> **REQUIREMENTS**: Repeat the full listing below verbatim and keep the images out.

╔══

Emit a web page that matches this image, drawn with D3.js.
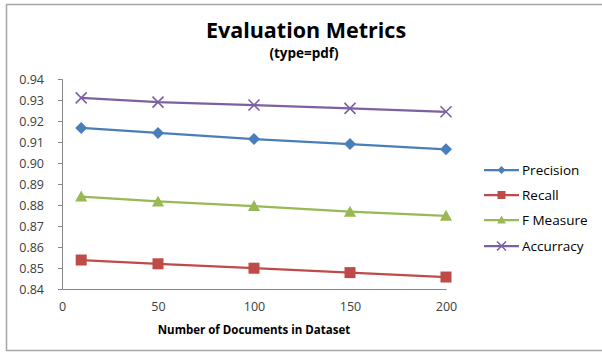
<!DOCTYPE html>
<html>
<head>
<meta charset="utf-8">
<script src="https://cdn.jsdelivr.net/npm/d3@7"></script>
<style>
  html, body { margin: 0; padding: 0; background: #fff; }
  svg { display: block; font-family: "Open Sans", Lato, sans-serif; }
</style>
</head>
<body>
<svg id="chart" width="602" height="352"></svg>
<script>
// Number of documents in the dataset
const docCounts = [10, 50, 100, 150, 200];

// Metric values per document count
const precision = [0.9167, 0.9143, 0.9114, 0.9090, 0.9065];
const recall    = [0.8538, 0.8520, 0.8499, 0.8478, 0.8457];
const fMeasure  = [0.8840, 0.8817, 0.8795, 0.8768, 0.8748];
const accurracy = [0.9310, 0.9290, 0.9276, 0.9260, 0.9244];

// Axis tick labels
const xTicks = [0, 50, 100, 150, 200];
const yTicks = [0.84, 0.85, 0.86, 0.87, 0.88, 0.89, 0.90, 0.91, 0.92, 0.93, 0.94];

const seriesNames = ["Precision", "Recall", "F Measure", "Accurracy"];

const series = [
  { name: seriesNames[0], values: precision, color: "#4A7EBB", marker: "diamond" },
  { name: seriesNames[1], values: recall,    color: "#BE4B48", marker: "square" },
  { name: seriesNames[2], values: fMeasure,  color: "#98B954", marker: "triangle" },
  { name: seriesNames[3], values: accurracy, color: "#7D60A0", marker: "cross" }
];

const svg = d3.select("#chart");

// Outer chart frame
svg.append("rect")
  .attr("x", 6.5).attr("y", 4.5)
  .attr("width", 605).attr("height", 346)
  .attr("fill", "#fff")
  .attr("stroke", "#a6a6a6").attr("stroke-width", 1.5);

const plot = { left: 62, right: 446, top: 79, bottom: 289 };

const x = d3.scaleLinear().domain([0, 200]).range([plot.left, plot.right]);
const y = d3.scaleLinear().domain([0.84, 0.94]).range([plot.bottom, plot.top]);

// Titles
svg.append("text")
  .attr("x", 306).attr("y", 38)
  .attr("text-anchor", "middle")
  .attr("font-size", 21.5).attr("font-weight", "bold")
  .attr("fill", "#000")
  .text("Evaluation Metrics");

svg.append("text")
  .attr("x", 304).attr("y", 58)
  .attr("text-anchor", "middle")
  .attr("font-size", 13.5).attr("font-weight", "bold")
  .attr("fill", "#000")
  .text("(type=pdf)");

// Y axis
const yAxis = d3.axisLeft(y)
  .tickValues(yTicks)
  .tickSize(4)
  .tickPadding(14)
  .tickFormat(d3.format(".2f"));

const gy = svg.append("g")
  .attr("transform", `translate(${plot.left},0)`)
  .call(yAxis);
gy.select(".domain").attr("stroke", "#868686");
gy.selectAll(".tick line").attr("stroke", "#868686");
gy.selectAll(".tick text")
  .attr("font-size", 12.5).attr("fill", "#404040")
  .attr("font-family", "'Open Sans', sans-serif");

// X axis
const xAxis = d3.axisBottom(x)
  .tickValues(xTicks)
  .tickSize(0)
  .tickPadding(13)
  .tickFormat(d3.format("d"));

const gx = svg.append("g")
  .attr("transform", `translate(0,${plot.bottom})`)
  .call(xAxis);
gx.select(".domain").attr("stroke", "#868686");
gx.selectAll(".tick text")
  .attr("font-size", 12.5).attr("fill", "#404040")
  .attr("font-family", "'Open Sans', sans-serif");

// X axis title
svg.append("text")
  .attr("x", 254).attr("y", 334)
  .attr("text-anchor", "middle")
  .attr("font-size", 11.5).attr("font-weight", "bold")
  .attr("fill", "#000")
  .text("Number of Documents in Dataset");

// Marker drawing helper
function drawMarker(g, type, cx, cy, color, s) {
  if (type === "diamond") {
    g.append("path")
      .attr("d", `M${cx},${cy - s}L${cx + s},${cy}L${cx},${cy + s}L${cx - s},${cy}Z`)
      .attr("fill", color);
  } else if (type === "square") {
    g.append("rect")
      .attr("x", cx - s).attr("y", cy - s)
      .attr("width", 2 * s).attr("height", 2 * s)
      .attr("fill", color);
  } else if (type === "triangle") {
    g.append("path")
      .attr("d", `M${cx},${cy - s * 1.1}L${cx + s * 1.1},${cy + s * 0.9}L${cx - s * 1.1},${cy + s * 0.9}Z`)
      .attr("fill", color);
  } else if (type === "cross") {
    g.append("path")
      .attr("d", `M${cx - s},${cy - s}L${cx + s},${cy + s}M${cx - s},${cy + s}L${cx + s},${cy - s}`)
      .attr("stroke", color).attr("stroke-width", 1.6).attr("fill", "none");
  }
}

const line = d3.line()
  .x(d => x(d[0]))
  .y(d => y(d[1]));

// Series lines and markers
series.forEach(s => {
  const pts = docCounts.map((c, i) => [c, s.values[i]]);
  const g = svg.append("g");
  g.append("path")
    .datum(pts)
    .attr("d", line)
    .attr("fill", "none")
    .attr("stroke", s.color)
    .attr("stroke-width", 2.25);
  pts.forEach(p => {
    drawMarker(g, s.marker, x(p[0]), y(p[1]), s.color, s.marker === "diamond" ? 6 : 5.5);
  });
});

// Legend
const legendRows = [170, 195, 220, 246];
series.forEach((s, i) => {
  const g = svg.append("g");
  const ly = legendRows[i];
  g.append("line")
    .attr("x1", 484).attr("x2", 519)
    .attr("y1", ly).attr("y2", ly)
    .attr("stroke", s.color).attr("stroke-width", 2.25);
  drawMarker(g, s.marker, 501.5, ly, s.color, s.marker === "cross" ? 4.5 : 4);
  g.append("text")
    .attr("x", 522).attr("y", ly + 5)
    .attr("font-size", 13.5).attr("fill", "#000")
    .text(s.name);
});
</script>
</body>
</html>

╚══

> **TASK RESPONSE**:
Emit a web page that matches this image, drawn with D3.js.
<!DOCTYPE html>
<html>
<head>
<meta charset="utf-8">
<script src="https://cdn.jsdelivr.net/npm/d3@7"></script>
<style>
  html, body { margin: 0; padding: 0; background: #fff; }
  svg { display: block; font-family: "Open Sans", Lato, sans-serif; }
</style>
</head>
<body>
<svg id="chart" width="602" height="352"></svg>
<script>
// Number of documents in the dataset
const docCounts = [10, 50, 100, 150, 200];

// Metric values per document count
const precision = [0.9167, 0.9143, 0.9114, 0.9090, 0.9065];
const recall    = [0.8538, 0.8520, 0.8499, 0.8478, 0.8457];
const fMeasure  = [0.8840, 0.8817, 0.8795, 0.8768, 0.8748];
const accurracy = [0.9310, 0.9290, 0.9276, 0.9260, 0.9244];

// Axis tick labels
const xTicks = [0, 50, 100, 150, 200];
const yTicks = [0.84, 0.85, 0.86, 0.87, 0.88, 0.89, 0.90, 0.91, 0.92, 0.93, 0.94];

const seriesNames = ["Precision", "Recall", "F Measure", "Accurracy"];

const series = [
  { name: seriesNames[0], values: precision, color: "#4A7EBB", marker: "diamond" },
  { name: seriesNames[1], values: recall,    color: "#BE4B48", marker: "square" },
  { name: seriesNames[2], values: fMeasure,  color: "#98B954", marker: "triangle" },
  { name: seriesNames[3], values: accurracy, color: "#7D60A0", marker: "cross" }
];

const svg = d3.select("#chart");

// Outer chart frame
svg.append("rect")
  .attr("x", 6.5).attr("y", 4.5)
  .attr("width", 605).attr("height", 346)
  .attr("fill", "#fff")
  .attr("stroke", "#a6a6a6").attr("stroke-width", 1.5);

const plot = { left: 62, right: 446, top: 79, bottom: 289 };

const x = d3.scaleLinear().domain([0, 200]).range([plot.left, plot.right]);
const y = d3.scaleLinear().domain([0.84, 0.94]).range([plot.bottom, plot.top]);

// Titles
svg.append("text")
  .attr("x", 306).attr("y", 38)
  .attr("text-anchor", "middle")
  .attr("font-size", 21.5).attr("font-weight", "bold")
  .attr("fill", "#000")
  .text("Evaluation Metrics");

svg.append("text")
  .attr("x", 304).attr("y", 58)
  .attr("text-anchor", "middle")
  .attr("font-size", 13.5).attr("font-weight", "bold")
  .attr("fill", "#000")
  .text("(type=pdf)");

// Y axis
const yAxis = d3.axisLeft(y)
  .tickValues(yTicks)
  .tickSize(4)
  .tickPadding(14)
  .tickFormat(d3.format(".2f"));

const gy = svg.append("g")
  .attr("transform", `translate(${plot.left},0)`)
  .call(yAxis);
gy.select(".domain").attr("stroke", "#868686");
gy.selectAll(".tick line").attr("stroke", "#868686");
gy.selectAll(".tick text")
  .attr("font-size", 12.5).attr("fill", "#404040")
  .attr("font-family", "'Open Sans', sans-serif");

// X axis
const xAxis = d3.axisBottom(x)
  .tickValues(xTicks)
  .tickSize(0)
  .tickPadding(13)
  .tickFormat(d3.format("d"));

const gx = svg.append("g")
  .attr("transform", `translate(0,${plot.bottom})`)
  .call(xAxis);
gx.select(".domain").attr("stroke", "#868686");
gx.selectAll(".tick text")
  .attr("font-size", 12.5).attr("fill", "#404040")
  .attr("font-family", "'Open Sans', sans-serif");

// X axis title
svg.append("text")
  .attr("x", 254).attr("y", 334)
  .attr("text-anchor", "middle")
  .attr("font-size", 11.5).attr("font-weight", "bold")
  .attr("fill", "#000")
  .text("Number of Documents in Dataset");

// Marker drawing helper
function drawMarker(g, type, cx, cy, color, s) {
  if (type === "diamond") {
    g.append("path")
      .attr("d", `M${cx},${cy - s}L${cx + s},${cy}L${cx},${cy + s}L${cx - s},${cy}Z`)
      .attr("fill", color);
  } else if (type === "square") {
    g.append("rect")
      .attr("x", cx - s).attr("y", cy - s)
      .attr("width", 2 * s).attr("height", 2 * s)
      .attr("fill", color);
  } else if (type === "triangle") {
    g.append("path")
      .attr("d", `M${cx},${cy - s * 1.1}L${cx + s * 1.1},${cy + s * 0.9}L${cx - s * 1.1},${cy + s * 0.9}Z`)
      .attr("fill", color);
  } else if (type === "cross") {
    g.append("path")
      .attr("d", `M${cx - s},${cy - s}L${cx + s},${cy + s}M${cx - s},${cy + s}L${cx + s},${cy - s}`)
      .attr("stroke", color).attr("stroke-width", 1.6).attr("fill", "none");
  }
}

const line = d3.line()
  .x(d => x(d[0]))
  .y(d => y(d[1]));

// Series lines and markers
series.forEach(s => {
  const pts = docCounts.map((c, i) => [c, s.values[i]]);
  const g = svg.append("g");
  g.append("path")
    .datum(pts)
    .attr("d", line)
    .attr("fill", "none")
    .attr("stroke", s.color)
    .attr("stroke-width", 2.25);
  pts.forEach(p => {
    drawMarker(g, s.marker, x(p[0]), y(p[1]), s.color, s.marker === "diamond" ? 6 : 5.5);
  });
});

// Legend
const legendRows = [170, 195, 220, 246];
series.forEach((s, i) => {
  const g = svg.append("g");
  const ly = legendRows[i];
  g.append("line")
    .attr("x1", 484).attr("x2", 519)
    .attr("y1", ly).attr("y2", ly)
    .attr("stroke", s.color).attr("stroke-width", 2.25);
  drawMarker(g, s.marker, 501.5, ly, s.color, s.marker === "cross" ? 4.5 : 4);
  g.append("text")
    .attr("x", 522).attr("y", ly + 5)
    .attr("font-size", 13.5).attr("fill", "#000")
    .text(s.name);
});
</script>
</body>
</html>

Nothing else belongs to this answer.